** start of MATERIAL **

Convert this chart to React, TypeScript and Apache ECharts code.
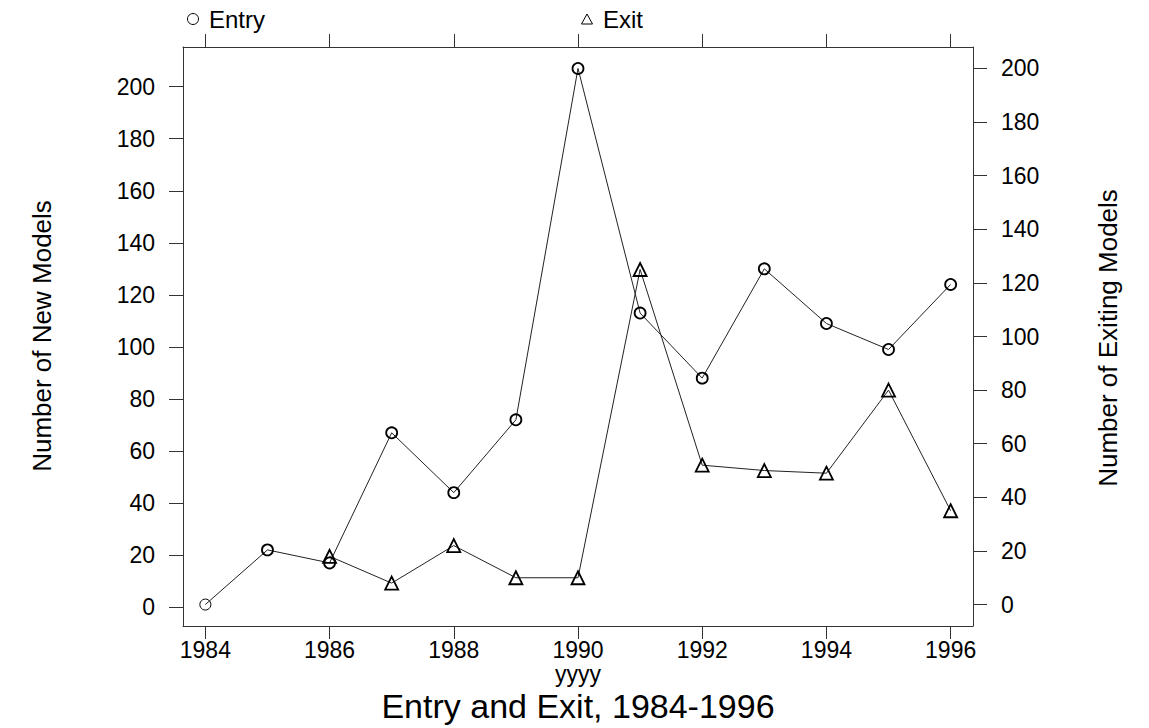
import React, { useEffect, useRef } from "react";
import * as echarts from "echarts";

const years = [1984, 1985, 1986, 1987, 1988, 1989, 1990, 1991, 1992, 1993, 1994, 1995, 1996];
const entryValues = [1, 22, 17, 67, 44, 72, 207, 113, 88, 130, 109, 99, 124];
const exitYears = [1986, 1987, 1988, 1989, 1990, 1991, 1992, 1993, 1994, 1995, 1996];
const exitValues = [18, 8, 22, 10, 10, 125, 52, 50, 49, 80, 35];
const xTicks = [1984, 1986, 1988, 1990, 1992, 1994, 1996];
const yTicks = [0, 20, 40, 60, 80, 100, 120, 140, 160, 180, 200];

const FONT = "Liberation Sans, Arial, Helvetica, sans-serif";
const AXIS_COLOR = "#333";

export default function App() {
  const ref = useRef<HTMLDivElement>(null);
  useEffect(() => {
    if (!ref.current) return;
    const chart = echarts.init(ref.current, undefined, { renderer: "svg" });
    const axisCommon = {
      type: "value",
      splitLine: { show: false },
      axisLine: { show: true, onZero: false, lineStyle: { color: AXIS_COLOR, width: 1 } },
    };
    const xAxisBase = (position: string, showLabels: boolean) => ({
      ...axisCommon,
      position,
      min: 1983.64,
      max: 1996.36,
      axisTick: { show: true, inside: false, length: 13, customValues: xTicks, lineStyle: { color: AXIS_COLOR } },
      axisLabel: {
        show: showLabels,
        customValues: xTicks,
        formatter: (v: number) => String(v),
        fontSize: 23,
        margin: 12,
        color: "#000",
        fontFamily: FONT,
      },
    });
    const yAxisBase = (position: string, min: number, max: number) => ({
      ...axisCommon,
      position,
      min,
      max,
      axisTick: { show: true, inside: false, length: 14, customValues: yTicks, lineStyle: { color: AXIS_COLOR } },
      axisLabel: {
        customValues: yTicks,
        formatter: (v: number) => String(v),
        fontSize: 23,
        margin: 28,
        color: "#000",
        fontFamily: FONT,
      },
    });
    const entryData = years.map((y, i) => ({
      value: [y, entryValues[i]],
      itemStyle: { borderWidth: i === 0 ? 1 : 1.8 },
    }));
    const exitData = exitYears.map((y, i) => [y, exitValues[i]]);

    chart.setOption({
      animation: false,
      backgroundColor: "#fff",
      grid: { left: 183, right: 176, top: 47, bottom: 102, containLabel: false },
      xAxis: [xAxisBase("bottom", true), xAxisBase("top", false)],
      yAxis: [yAxisBase("left", -7.24, 215.24), yAxisBase("right", -8, 208)],
      series: [
        {
          name: "Entry",
          type: "line",
          xAxisIndex: 0,
          yAxisIndex: 0,
          data: entryData,
          symbol: "circle",
          symbolSize: 11,
          lineStyle: { color: "#222", width: 1 },
          itemStyle: { color: "rgba(0,0,0,0)", borderColor: "#000", borderWidth: 1.8 },
          z: 3,
        },
        {
          name: "Exit",
          type: "line",
          xAxisIndex: 0,
          yAxisIndex: 1,
          data: exitData,
          symbol: "triangle",
          symbolSize: 13,
          lineStyle: { color: "#222", width: 1 },
          itemStyle: { color: "rgba(0,0,0,0)", borderColor: "#000", borderWidth: 1.8 },
          z: 3,
        },
      ],
      graphic: [
        { type: "circle", shape: { cx: 193, cy: 19, r: 5.5 }, style: { fill: "none", stroke: "#000", lineWidth: 1 } },
        { type: "text", x: 209, y: 19, style: { text: "Entry", fontSize: 24, fontFamily: FONT, fill: "#000", verticalAlign: "middle", align: "left" } },
        { type: "polygon", shape: { points: [[587, 14], [581.5, 24], [592.5, 24]] }, style: { fill: "none", stroke: "#000", lineWidth: 1 } },
        { type: "text", x: 603, y: 19, style: { text: "Exit", fontSize: 24, fontFamily: FONT, fill: "#000", verticalAlign: "middle", align: "left" } },
        { type: "text", x: 42, y: 336, rotation: Math.PI / 2, style: { text: "Number of New Models", fontSize: 26, fontFamily: FONT, fill: "#000", align: "center", verticalAlign: "middle" } },
        { type: "text", x: 1108, y: 338, rotation: Math.PI / 2, style: { text: "Number of Exiting Models", fontSize: 26, fontFamily: FONT, fill: "#000", align: "center", verticalAlign: "middle" } },
        { type: "text", x: 578, y: 674, style: { text: "yyyy", fontSize: 23, fontFamily: FONT, fill: "#000", align: "center", verticalAlign: "middle" } },
        { type: "text", x: 578, y: 706, style: { text: "Entry and Exit, 1984-1996", fontSize: 34, fontFamily: FONT, fill: "#000", align: "center", verticalAlign: "middle" } },
      ],
    });
    return () => chart.dispose();
  }, []);
  return <div ref={ref} style={{ position: "fixed", left: 0, top: 0, width: 1149, height: 728 }} />;
}
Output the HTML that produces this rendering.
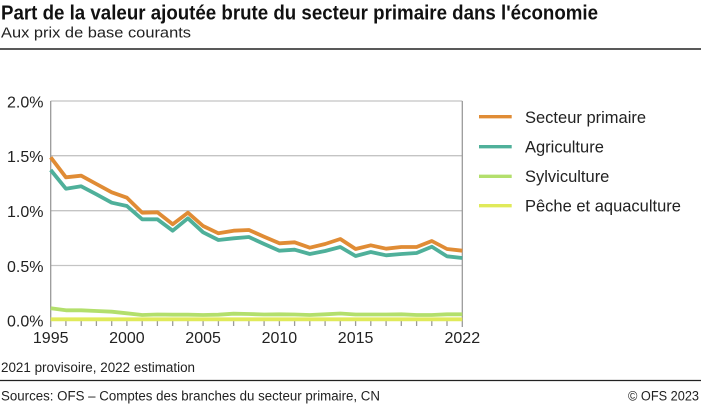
<!DOCTYPE html>
<html><head><meta charset="utf-8"><style>
html,body{margin:0;padding:0;background:#fff;}
svg{display:block;font-family:"Liberation Sans",Arial,sans-serif;}
</style></head><body>
<svg width="701" height="410" viewBox="0 0 701 410" xmlns="http://www.w3.org/2000/svg">
<rect width="701" height="410" fill="#fff"/>
<text x="1" y="19.5" font-size="20" font-weight="bold" fill="#111" textLength="597" lengthAdjust="spacingAndGlyphs">Part de la valeur ajoutée brute du secteur primaire dans l'économie</text>
<text x="1" y="37.5" font-size="15" fill="#222" textLength="190" lengthAdjust="spacingAndGlyphs">Aux prix de base courants</text>
<line x1="0" y1="49" x2="701" y2="49" stroke="#222" stroke-width="1.5"/>

<!-- grid -->
<g stroke="#c4c4c4" stroke-width="1.3">
<line x1="50.7" y1="101" x2="462.3" y2="101"/>
<line x1="50.7" y1="155.7" x2="462.3" y2="155.7"/>
<line x1="50.7" y1="210.7" x2="462.3" y2="210.7"/>
<line x1="50.7" y1="265.5" x2="462.3" y2="265.5"/>
</g>
<g stroke="#9a9a9a" stroke-width="1.3">
<line x1="50.7" y1="101" x2="50.7" y2="327"/>
<line x1="462.3" y1="101" x2="462.3" y2="327"/>
<line x1="50.7" y1="320.3" x2="462.3" y2="320.3"/>
<line x1="65.9" y1="320.3" x2="65.9" y2="326"/>
<line x1="81.2" y1="320.3" x2="81.2" y2="326"/>
<line x1="96.4" y1="320.3" x2="96.4" y2="326"/>
<line x1="111.7" y1="320.3" x2="111.7" y2="326"/>
<line x1="126.9" y1="320.3" x2="126.9" y2="326"/>
<line x1="142.2" y1="320.3" x2="142.2" y2="326"/>
<line x1="157.4" y1="320.3" x2="157.4" y2="326"/>
<line x1="172.7" y1="320.3" x2="172.7" y2="326"/>
<line x1="187.9" y1="320.3" x2="187.9" y2="326"/>
<line x1="203.1" y1="320.3" x2="203.1" y2="326"/>
<line x1="218.4" y1="320.3" x2="218.4" y2="326"/>
<line x1="233.6" y1="320.3" x2="233.6" y2="326"/>
<line x1="248.9" y1="320.3" x2="248.9" y2="326"/>
<line x1="264.1" y1="320.3" x2="264.1" y2="326"/>
<line x1="279.4" y1="320.3" x2="279.4" y2="326"/>
<line x1="294.6" y1="320.3" x2="294.6" y2="326"/>
<line x1="309.8" y1="320.3" x2="309.8" y2="326"/>
<line x1="325.1" y1="320.3" x2="325.1" y2="326"/>
<line x1="340.3" y1="320.3" x2="340.3" y2="326"/>
<line x1="355.6" y1="320.3" x2="355.6" y2="326"/>
<line x1="370.8" y1="320.3" x2="370.8" y2="326"/>
<line x1="386.1" y1="320.3" x2="386.1" y2="326"/>
<line x1="401.3" y1="320.3" x2="401.3" y2="326"/>
<line x1="416.6" y1="320.3" x2="416.6" y2="326"/>
<line x1="431.8" y1="320.3" x2="431.8" y2="326"/>
<line x1="447.0" y1="320.3" x2="447.0" y2="326"/>
</g>

<!-- y labels -->
<g font-size="16" fill="#222" text-anchor="end">
<text x="43.5" y="107.5">2.0%</text>
<text x="43.5" y="162">1.5%</text>
<text x="43.5" y="217">1.0%</text>
<text x="43.5" y="272">0.5%</text>
<text x="43.5" y="326.5">0.0%</text>
</g>
<!-- x labels -->
<g font-size="16" fill="#222" text-anchor="middle">
<text x="50.7" y="343">1995</text>
<text x="126.9" y="343">2000</text>
<text x="203.1" y="343">2005</text>
<text x="279.4" y="343">2010</text>
<text x="355.6" y="343">2015</text>
<text x="462.3" y="343">2022</text>
</g>

<!-- series -->
<g fill="none" stroke-width="3.8" stroke-linejoin="round" stroke-linecap="butt">
<polyline stroke="#e0ea5a" points="50.7,319.3 462.3,319.3"/>
<polyline stroke="#b3df6c" points="50.7,308.3 65.9,310.3 81.2,310.3 96.4,311 111.7,311.7 126.9,313.3 142.2,315 157.4,314.5 172.7,314.7 187.9,314.7 203.1,315 218.4,314.7 233.6,313.7 248.9,314 264.1,314.5 279.4,314.3 294.6,314.5 309.8,315 325.1,314.3 340.3,313.5 355.6,314.5 370.8,314.5 386.1,314.5 401.3,314.3 416.6,315 431.8,315 447.0,314.3 462.3,314.3"/>
<polyline stroke="#4fb09a" points="50.7,170 65.9,188.7 81.2,186.3 96.4,194.3 111.7,202.7 126.9,206 142.2,219.3 157.4,219.3 172.7,230.7 187.9,218.3 203.1,232.3 218.4,240 233.6,238.3 248.9,237 264.1,244 279.4,250.7 294.6,249.7 309.8,254 325.1,251 340.3,247 355.6,256 370.8,252 386.1,255.3 401.3,254 416.6,253 431.8,246.7 447.0,256.3 462.3,258"/>
<polyline stroke="#e08c35" points="50.7,157.3 65.9,177.3 81.2,175.7 96.4,184 111.7,192.3 126.9,197.7 142.2,212.7 157.4,212.3 172.7,224.3 187.9,212.7 203.1,226 218.4,233.3 233.6,230.7 248.9,230 264.1,236.7 279.4,243.3 294.6,242.3 309.8,247.7 325.1,244 340.3,239 355.6,249 370.8,245.3 386.1,248.7 401.3,247 416.6,247 431.8,241 447.0,249 462.3,250.7"/>
</g>

<!-- legend -->
<g stroke-width="3.3">
<line x1="479" y1="116.7" x2="511.7" y2="116.7" stroke="#e08c35"/>
<line x1="479" y1="146.7" x2="511.7" y2="146.7" stroke="#4fb09a"/>
<line x1="479" y1="176.3" x2="511.7" y2="176.3" stroke="#b3df6c"/>
<line x1="479" y1="205.7" x2="511.7" y2="205.7" stroke="#e0ea5a"/>
</g>
<g font-size="16.5" fill="#222">
<text x="525" y="123">Secteur primaire</text>
<text x="525" y="152.5">Agriculture</text>
<text x="525" y="182">Sylviculture</text>
<text x="525" y="211.5">Pêche et aquaculture</text>
</g>

<text x="1" y="372" font-size="13.5" fill="#222" textLength="194" lengthAdjust="spacingAndGlyphs">2021 provisoire, 2022 estimation</text>
<line x1="0" y1="380.5" x2="701" y2="380.5" stroke="#222" stroke-width="1.3"/>
<text x="1" y="400.5" font-size="13.5" fill="#222" textLength="379" lengthAdjust="spacingAndGlyphs">Sources: OFS – Comptes des branches du secteur primaire, CN</text>
<text x="699" y="400.5" font-size="13.5" fill="#222" text-anchor="end" textLength="71" lengthAdjust="spacingAndGlyphs">© OFS 2023</text>
</svg>
</body></html>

** end of MATERIAL **

EXERCISE: Each line with the string "this" in it needs to be found and copied.

SOLUTION TO THE EXERCISE:
Convert this chart to React, TypeScript and Apache ECharts code.
Output the HTML that produces this rendering.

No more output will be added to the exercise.